The man – let’s call him Daniel – looked familiar when I saw him from across the room, as if each part of him had been borrowed from some other boy or man I had wanted. Leaning against that wall, disappointingly sipping a beer, he was the kind of quiet I've noticed in certain men and long hungered for: the silence of men who have it all and thus find it all boring, who don't exert the energy necessary to flirt, persuade, or convince because they know America will come crawling to them on hands and knees. I realize now that what I wanted was not just the bodies of such men, but their power and what they could use that power to do to the rest of us. The brutal exertion of will, destiny made manifest by the unspoken threat their muscled bodies and white skin posed. I hungered for the power of that all-American man, the Marlboro Man and the Marlboro Man's first-born son, the high-school quarterback, the company's future CEO, Ernest Hemingway, John Wayne, Odysseus, Hercules, Achilles, the shield itself, the stone-cut archetype, the goddamned Everyman, the golden boy, the one.

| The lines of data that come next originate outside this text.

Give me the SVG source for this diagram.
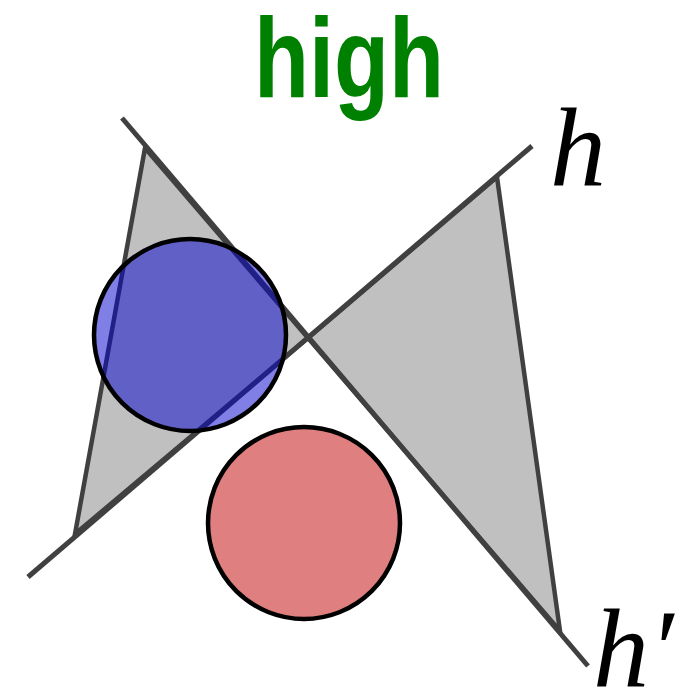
<svg xmlns="http://www.w3.org/2000/svg" width="693" height="695" viewBox="0 0 693 695">
<style>
.line{stroke:#404040;stroke-width:5;fill:none;stroke-linecap:butt}
.tri{fill:#c0c0c0;stroke:#404040;stroke-width:4.5;stroke-linejoin:miter}
.circ{stroke:#000;stroke-width:4.5}
.lbl{font-family:"Liberation Serif","DejaVu Serif",serif;font-style:italic;font-size:112px;fill:#000}
</style>
<rect width="693" height="695" fill="#fff"/>
<g id="title"><text x="254" y="97" font-family="Liberation Sans, Arial, sans-serif" font-weight="bold" font-size="114" fill="#008000" textLength="190" lengthAdjust="spacingAndGlyphs">high</text></g>
<g id="triangle-left"><polygon class="tri" points="145,148 308,338 75,534"/></g>
<g id="triangle-right"><polygon class="tri" points="308,338 497,177 560,631"/></g>
<g id="connectors">
<line class="line" x1="28" y1="577" x2="532" y2="146"/>
<line class="line" x1="122" y1="118" x2="588" y2="666"/>
</g>
<g id="blue-circle"><circle class="circ" cx="190" cy="335" r="96" fill="#0000cc" fill-opacity="0.5"/></g>
<g id="red-circle"><circle class="circ" cx="304" cy="523" r="96" fill="#e07f7f"/></g>
<g id="label-h"><text class="lbl" x="550" y="186">h</text></g>
<g id="label-hprime"><text class="lbl" x="593" y="687">h′</text></g>
</svg>
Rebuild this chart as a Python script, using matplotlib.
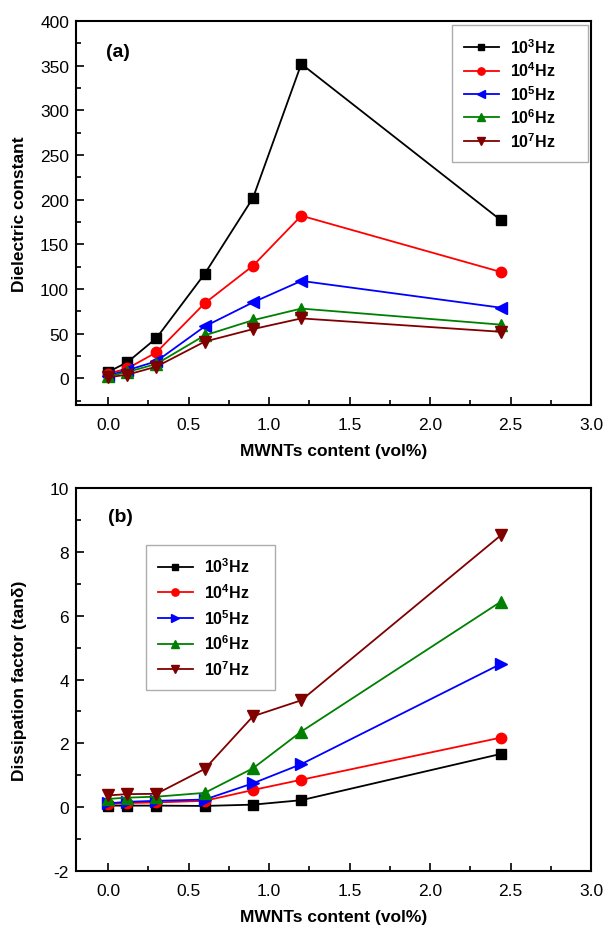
import matplotlib
matplotlib.use('Agg')
import matplotlib.pyplot as plt
from matplotlib.ticker import MultipleLocator

plt.rcParams['font.family'] = ['Liberation Sans', 'DejaVu Sans']
plt.rcParams['mathtext.fontset'] = 'custom'
plt.rcParams['mathtext.rm'] = 'Liberation Sans'
plt.rcParams['mathtext.bf'] = 'Liberation Sans:bold'
plt.rcParams['axes.unicode_minus'] = False

# MWNTs loading (vol%)
content = [0, 0.12, 0.3, 0.6, 0.9, 1.2, 2.44]
freq_labels = [r'$\mathbf{10^{3}}$Hz', r'$\mathbf{10^{4}}$Hz', r'$\mathbf{10^{5}}$Hz',
               r'$\mathbf{10^{6}}$Hz', r'$\mathbf{10^{7}}$Hz']

# dielectric constant at each frequency
eps_1e3 = [7, 18, 45, 117, 202, 352, 177]
eps_1e4 = [5, 11, 29, 84, 126, 182, 119]
eps_1e5 = [3, 9, 19, 58, 85, 109, 79]
eps_1e6 = [2, 7, 16, 48, 65, 78, 60]
eps_1e7 = [1, 4, 13, 41, 55, 67, 52]

# dissipation factor (tan delta) at each frequency
tan_1e3 = [0.05, 0.05, 0.05, 0.04, 0.08, 0.22, 1.67]
tan_1e4 = [0.10, 0.13, 0.15, 0.20, 0.54, 0.86, 2.18]
tan_1e5 = [0.12, 0.17, 0.20, 0.24, 0.75, 1.35, 4.49]
tan_1e6 = [0.26, 0.30, 0.33, 0.45, 1.22, 2.37, 6.44]
tan_1e7 = [0.37, 0.41, 0.42, 1.20, 2.85, 3.35, 8.52]

colors = ['black', '#ff0000', '#0000ff', '#008000', '#800000']
ms = [6.5, 7.5, 8, 8, 8]

fig = plt.figure(figsize=(6.08, 9.28), dpi=100)
ax1 = fig.add_axes([0.125, 0.5625, 0.847, 0.4137])
ax2 = fig.add_axes([0.125, 0.0603, 0.847, 0.4127])


def style(ax):
    ax.set_xlim(-0.2, 3.0)
    ax.xaxis.set_major_locator(MultipleLocator(0.5))
    ax.xaxis.set_minor_locator(MultipleLocator(0.25))
    ax.tick_params(which='both', direction='in', top=False, right=False, labelsize=12.5)
    ax.tick_params(which='major', length=6, width=1.2)
    ax.tick_params(which='minor', length=3.5, width=1.2)
    ax.tick_params(axis='x', pad=8.5)
    ax.tick_params(axis='y', pad=5)
    for s in ax.spines.values():
        s.set_linewidth(1.5)
    ax.set_xlabel('MWNTs content (vol%)', fontsize=12.5, fontweight='bold', labelpad=8)
    ax.yaxis.set_label_coords(-0.095, 0.5)


def legend(ax, x0, y0, w, spacing):
    leg = ax.legend(loc='upper left', bbox_to_anchor=(x0, 0.0, w, y0), mode='expand',
                    borderaxespad=0, fancybox=False, edgecolor='#999999',
                    prop={'size': 11.5, 'weight': 'bold'}, handlelength=2.2,
                    handletextpad=0.7, labelspacing=spacing, markerscale=0.7,
                    borderpad=0.75)
    leg.get_frame().set_linewidth(1.0)


# (a) dielectric constant
marks_a = ['s', 'o', '<', '^', 'v']
for ys, c, m, s, lab in zip([eps_1e3, eps_1e4, eps_1e5, eps_1e6, eps_1e7], colors, marks_a, ms, freq_labels):
    ax1.plot(content, ys, color=c, marker=m, markersize=s, linewidth=1.3, label=lab)
style(ax1)
ax1.set_ylim(-30, 400)
ax1.yaxis.set_major_locator(MultipleLocator(50))
ax1.yaxis.set_minor_locator(MultipleLocator(25))
ax1.set_ylabel('Dielectric constant', fontsize=12.5, fontweight='bold')
ax1.text(0.058, 0.922, '(a)', transform=ax1.transAxes, fontsize=14, fontweight='bold', va='center')
legend(ax1, 0.730, 0.99, 0.264, 0.3)

# (b) dissipation factor
marks_b = ['s', 'o', '>', '^', 'v']
for ys, c, m, s, lab in zip([tan_1e3, tan_1e4, tan_1e5, tan_1e6, tan_1e7], colors, marks_b, ms, freq_labels):
    ax2.plot(content, ys, color=c, marker=m, markersize=s, linewidth=1.3, label=lab)
style(ax2)
ax2.set_ylim(-2, 10)
ax2.yaxis.set_major_locator(MultipleLocator(2))
ax2.yaxis.set_minor_locator(MultipleLocator(1))
ax2.set_ylabel('Dissipation factor (tanδ)', fontsize=12.5, fontweight='bold')
ax2.text(0.062, 0.927, '(b)', transform=ax2.transAxes, fontsize=14, fontweight='bold', va='center')
legend(ax2, 0.135, 0.852, 0.251, 0.43)

plt.savefig('out.png', dpi=100)
plt.close()
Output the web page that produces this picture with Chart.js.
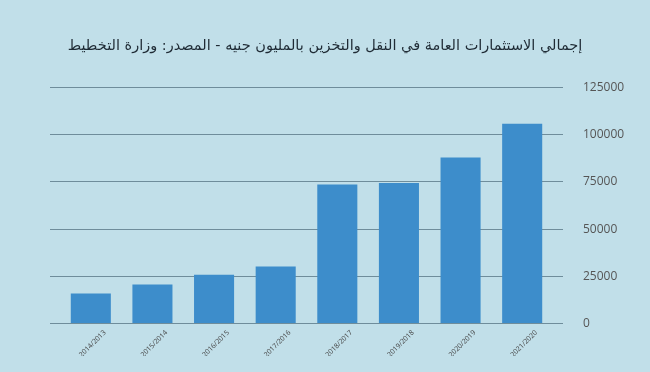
<!DOCTYPE html>
<html><head><meta charset="utf-8">
<script src="https://cdn.jsdelivr.net/npm/chart.js@4"></script>
<style>html,body{margin:0;padding:0;background:#c1dfe9;}#w{width:650px;height:372px;}</style>
</head><body><div id="w"><canvas id="c"></canvas></div>
<script>
const categories = ["2014/2013","2015/2014","2016/2015","2017/2016","2018/2017","2019/2018","2020/2019","2021/2020"];
const values = [15900, 20700, 25800, 30200, 73600, 74400, 87900, 105800];
const yTicks = [0, 25000, 50000, 75000, 100000, 125000];
const title = "إجمالي الاستثمارات العامة في النقل والتخزين بالمليون جنيه - المصدر: وزارة التخطيط";

const gridColor = "#6f8d9b";
new Chart(document.getElementById('c'), {
  type: 'bar',
  data: { labels: categories, datasets: [{ data: values, backgroundColor: '#3d8dcb', barPercentage: 0.65, categoryPercentage: 1 }] },
  options: {
    responsive: true, maintainAspectRatio: false, animation: false,
    layout: { padding: { left: 0, right: 0, top: 0, bottom: 16 } },
    plugins: {
      legend: { display: false }, tooltip: { enabled: false },
      title: { display: true, text: title, color: '#1f2b35', font: { family: 'DejaVu Sans', size: 14.5, weight: 'normal' }, padding: { top: 38, bottom: 32 } }
    },
    scales: {
      x: { grid: { display: false }, border: { display: false },
           ticks: { minRotation: 45, maxRotation: 45, color: '#444', font: { family: 'Open Sans', size: 7 }, padding: -3, labelOffset: 14 } },
      y: { position: 'right', min: 0, max: 125000, afterBuildTicks: s => { s.ticks = yTicks.map(v => ({ value: v })); },
           afterFit: s => { s.width = 97; },
           grid: { color: gridColor, lineWidth: 1, tickLength: 10 }, border: { display: false },
           ticks: { color: '#555', font: { family: 'Open Sans', size: 12 }, padding: 20, callback: v => String(v) } },
      y2: { position: 'left', min: 0, max: 125000, afterBuildTicks: s => { s.ticks = yTicks.map(v => ({ value: v })); },
           afterFit: s => { s.width = 60; },
           grid: { color: gridColor, lineWidth: 1, tickLength: 10, drawOnChartArea: false }, border: { display: false },
           ticks: { display: false } }
    }
  }
});
</script></body></html>
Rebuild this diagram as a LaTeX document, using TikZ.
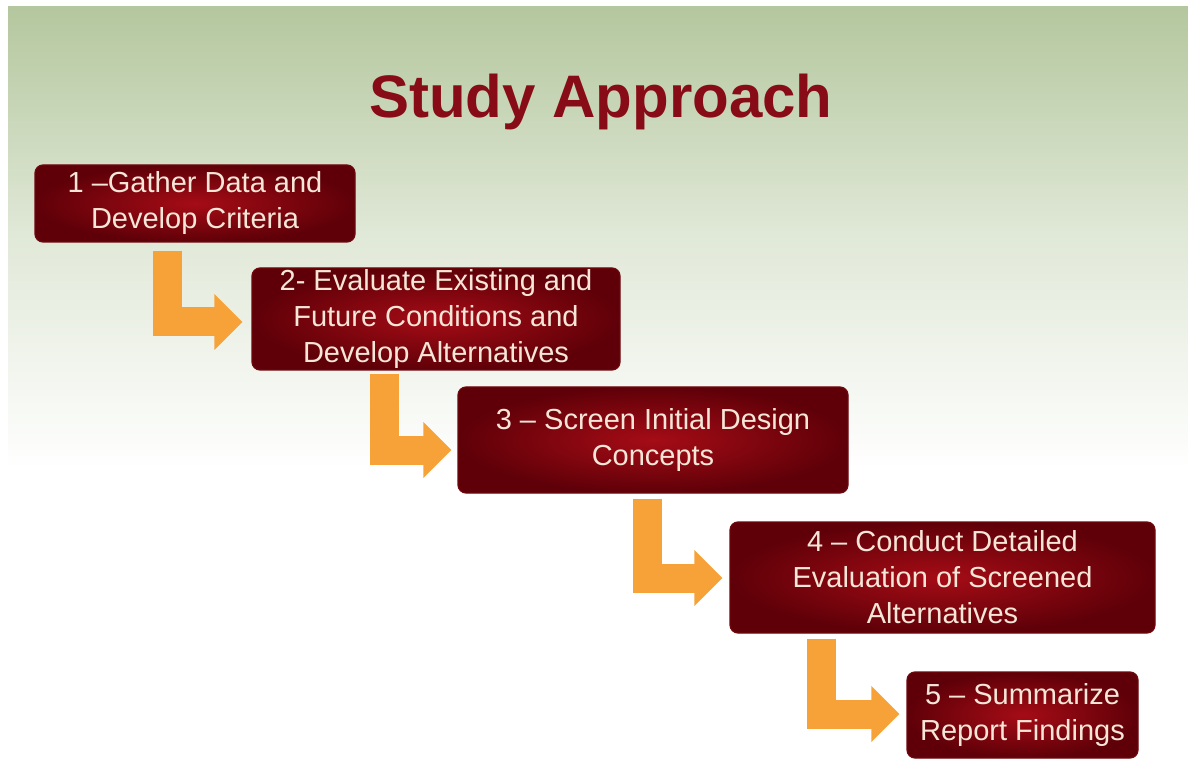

If I couldn’t actually be the one myself, I thought I could survive by devouring him whole. The more 'straight,' the more 'masculine,' the more I wanted to see him with his legs spread or up, back arched in an orgasm that didn’t just bring him pleasure but a warning: In spite of the man you say you are, in the Future I live in, men like me are coming to conquer you and we will take no prisoners. This is what I thought it meant to be a man fighting for his life. If America was going to hate me for being black and gay, then I might as well make a weapon out of myself.